Mohamed Abdel-Meguid, the head of the Cotton Council, said that the liberalisation of cotton and the limits on the government’s role in the trade had resulted in private traders and textiles producers making use of farmers for their own benefit.

“To help cotton to regain its position, the government should control the whole process, including cultivation, trade and industry, because cotton is a strategic crop for Egypt,” Abdel-Meguid said.

The government should also focus on added value industries based on cotton, he explained, saying that “the total value of raw cotton exports is currently $500 million, and this could be increased to $2 billion if it is exported after spinning and $8 billion if it is sold in the international markets as fabric.”
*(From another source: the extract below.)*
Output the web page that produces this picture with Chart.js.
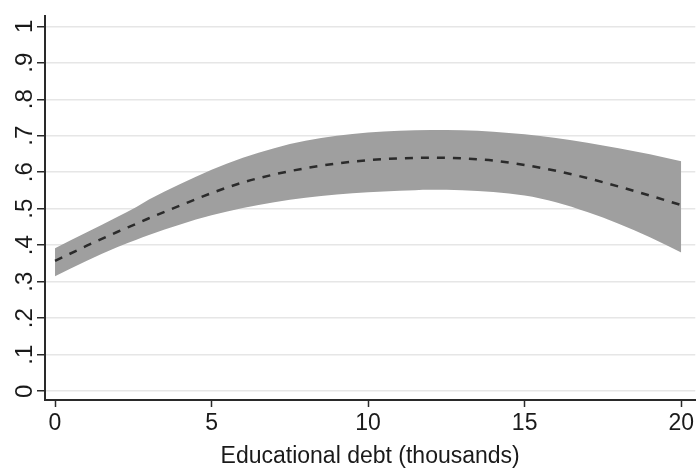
<!DOCTYPE html>
<html>
<head>
<meta charset="utf-8">
<script src="https://cdn.jsdelivr.net/npm/chart.js@4/dist/chart.umd.min.js"></script>
<style>
  html, body { margin: 0; padding: 0; background: #fff; }
  #wrap { width: 697px; height: 473px; }
</style>
</head>
<body>
<div id="wrap"><canvas id="chart" width="697" height="473"></canvas></div>
<script>
// Predicted value with confidence band
const debt = [0, 1, 2, 2.6, 3, 4, 5, 6, 7, 8, 9, 10, 11, 12, 13, 14, 15, 16, 17, 18, 19, 20];
const predicted = [0.357, 0.398, 0.437, 0.459, 0.474, 0.509, 0.543, 0.572, 0.594, 0.611, 0.624, 0.633, 0.638, 0.640, 0.638, 0.632, 0.620, 0.604, 0.584, 0.561, 0.536, 0.510];
const upperCI = [0.392, 0.435, 0.478, 0.505, 0.525, 0.568, 0.607, 0.640, 0.666, 0.686, 0.700, 0.709, 0.714, 0.716, 0.715, 0.711, 0.704, 0.694, 0.681, 0.666, 0.649, 0.630];
const lowerCI = [0.315, 0.357, 0.395, 0.415, 0.428, 0.457, 0.482, 0.502, 0.518, 0.530, 0.539, 0.545, 0.549, 0.552, 0.551, 0.546, 0.536, 0.518, 0.491, 0.459, 0.422, 0.380];

const xTicks = [0, 5, 10, 15, 20];
const yTicks = [0, 0.1, 0.2, 0.3, 0.4, 0.5, 0.6, 0.7, 0.8, 0.9, 1];
const yTickLabels = ['0', '.1', '.2', '.3', '.4', '.5', '.6', '.7', '.8', '.9', '1'];

const FONT = "'Liberation Sans', Arial, sans-serif";
const AXIS_COLOR = '#2a2a2a';

function toPoints(ys) {
    return debt.map((x, i) => ({ x: x, y: ys[i] }));
}

const ctx = document.getElementById('chart').getContext('2d');
new Chart(ctx, {
    type: 'line',
    data: {
        datasets: [
            {
                label: 'Predicted',
                data: toPoints(predicted),
                borderColor: '#2b2b2b',
                borderWidth: 2.5,
                borderDash: [8, 8],
                pointRadius: 0,
                fill: false,
                cubicInterpolationMode: 'monotone'
            },
            {
                label: 'Upper',
                data: toPoints(upperCI),
                borderWidth: 0,
                borderColor: 'rgba(0,0,0,0)',
                backgroundColor: '#9f9f9f',
                pointRadius: 0,
                fill: '+1',
                cubicInterpolationMode: 'monotone'
            },
            {
                label: 'Lower',
                data: toPoints(lowerCI),
                borderWidth: 0,
                borderColor: 'rgba(0,0,0,0)',
                pointRadius: 0,
                fill: false,
                cubicInterpolationMode: 'monotone'
            }
        ]
    },
    options: {
        responsive: false,
        animation: false,
        layout: { padding: { bottom: 3 } },
        plugins: {
            legend: { display: false },
            tooltip: { enabled: false }
        },
        scales: {
            x: {
                type: 'linear',
                min: -0.32,
                max: 20.45,
                afterBuildTicks: scale => { scale.ticks = xTicks.map(v => ({ value: v })); },
                afterFit: scale => { scale.height = 70; },
                border: { display: true, color: AXIS_COLOR, width: 2 },
                grid: { drawOnChartArea: false, drawTicks: true, tickLength: 7, tickColor: AXIS_COLOR, tickWidth: 1.5 },
                ticks: {
                    color: '#1a1a1a',
                    font: { family: FONT, size: 23 },
                    padding: 3,
                    maxRotation: 0,
                    callback: v => String(v)
                },
                title: {
                    display: true,
                    text: 'Educational debt (thousands)',
                    color: '#1a1a1a',
                    font: { family: FONT, size: 23 },
                    padding: 0
                }
            },
            y: {
                type: 'linear',
                min: -0.024,
                max: 1.027,
                afterBuildTicks: scale => { scale.ticks = yTicks.map(v => ({ value: v })); },
                afterFit: scale => { scale.width = 45; },
                border: { display: true, color: AXIS_COLOR, width: 2 },
                grid: { color: '#e6e6e6', lineWidth: 1.5, drawTicks: true, tickLength: 8, tickColor: AXIS_COLOR, tickWidth: 1.5 },
                ticks: {
                    color: '#1a1a1a',
                    font: { family: FONT, size: 24 },
                    padding: 2,
                    minRotation: 90,
                    maxRotation: 90,
                    crossAlign: 'center',
                    callback: v => {
                        const i = yTicks.indexOf(v);
                        return i >= 0 ? yTickLabels[i] : '';
                    }
                }
            }
        }
    }
});
</script>
</body>
</html>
But Mohamed Qassem, chairman of the Ready-made Garments Exports Council, said that this could not be achieved unless new investments were introduced to the spinning and weaving sector since 80 per cent of factories are not able to deal with the Egyptian extra-long variety of cotton.  
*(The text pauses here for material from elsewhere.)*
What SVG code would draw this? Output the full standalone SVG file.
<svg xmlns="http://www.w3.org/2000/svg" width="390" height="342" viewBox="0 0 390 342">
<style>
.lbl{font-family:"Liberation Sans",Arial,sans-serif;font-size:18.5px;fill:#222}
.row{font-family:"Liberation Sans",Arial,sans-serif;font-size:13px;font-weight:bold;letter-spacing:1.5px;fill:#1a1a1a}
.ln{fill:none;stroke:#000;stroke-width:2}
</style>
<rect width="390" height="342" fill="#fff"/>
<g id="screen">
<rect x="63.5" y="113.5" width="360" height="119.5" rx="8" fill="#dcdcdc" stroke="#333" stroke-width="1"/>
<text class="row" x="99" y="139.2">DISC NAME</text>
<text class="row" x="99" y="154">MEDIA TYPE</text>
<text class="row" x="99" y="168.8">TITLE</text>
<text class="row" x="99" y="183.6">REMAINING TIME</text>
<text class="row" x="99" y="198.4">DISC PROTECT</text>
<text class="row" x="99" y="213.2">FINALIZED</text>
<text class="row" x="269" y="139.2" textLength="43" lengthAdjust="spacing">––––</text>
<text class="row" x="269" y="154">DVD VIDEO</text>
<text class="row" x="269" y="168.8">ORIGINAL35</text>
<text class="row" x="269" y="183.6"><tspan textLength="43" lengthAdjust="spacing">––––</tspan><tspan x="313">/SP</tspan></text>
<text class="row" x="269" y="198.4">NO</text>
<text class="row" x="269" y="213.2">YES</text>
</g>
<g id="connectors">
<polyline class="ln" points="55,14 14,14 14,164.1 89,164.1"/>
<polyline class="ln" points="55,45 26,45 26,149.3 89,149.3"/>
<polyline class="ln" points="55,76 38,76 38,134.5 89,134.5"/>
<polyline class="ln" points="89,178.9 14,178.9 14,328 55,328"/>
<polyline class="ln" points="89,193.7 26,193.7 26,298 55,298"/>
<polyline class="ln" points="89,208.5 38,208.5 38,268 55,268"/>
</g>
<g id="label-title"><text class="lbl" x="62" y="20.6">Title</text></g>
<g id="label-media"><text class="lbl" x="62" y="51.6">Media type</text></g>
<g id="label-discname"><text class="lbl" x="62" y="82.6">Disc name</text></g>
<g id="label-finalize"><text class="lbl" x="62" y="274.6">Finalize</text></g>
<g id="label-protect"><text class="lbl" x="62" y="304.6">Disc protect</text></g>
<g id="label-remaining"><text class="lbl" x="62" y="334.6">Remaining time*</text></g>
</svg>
The manufacturers of textiles and ready-made garments prefer to import cotton for many reasons. Qassem said that US pima cotton was 30 per cent higher in price than Egyptian cotton, but manufacturers preferred to import Pima because it was better in terms of specifications.

“Every year Egyptian cotton specifications are worse than the year before,” Qassem said.

Textiles producers attribute the deterioration in locally produced cotton to the ministry of agriculture, saying that Egyptian cotton has lost its position in international markets due to contamination.

Sayed Ahmed, chairman of the Home Textiles Exports Council, said that hand-picking Egyptian cotton resulted in contamination and farmers should be taught the correct methods.

Qassem said that the industry was obliged to follow the demand of the international markets and that the ministry of agriculture should handle the issue of cotton according to their needs.

Ahmed said that the problem was above all that local industry used short and medium staple cotton. In home textiles, only two to three per cent of production is based on long staple cotton, while the rest uses short and medium kinds.

The price of Egyptian cotton is another problem. The international price of short staple cotton is LE650 to 700 per qantar, while Egyptian cotton is sold for at least LE1,200 per qantar.

“If cotton productivity increases, the price will decline to international norms and the local industry will stop importing cotton,” Ahmed said.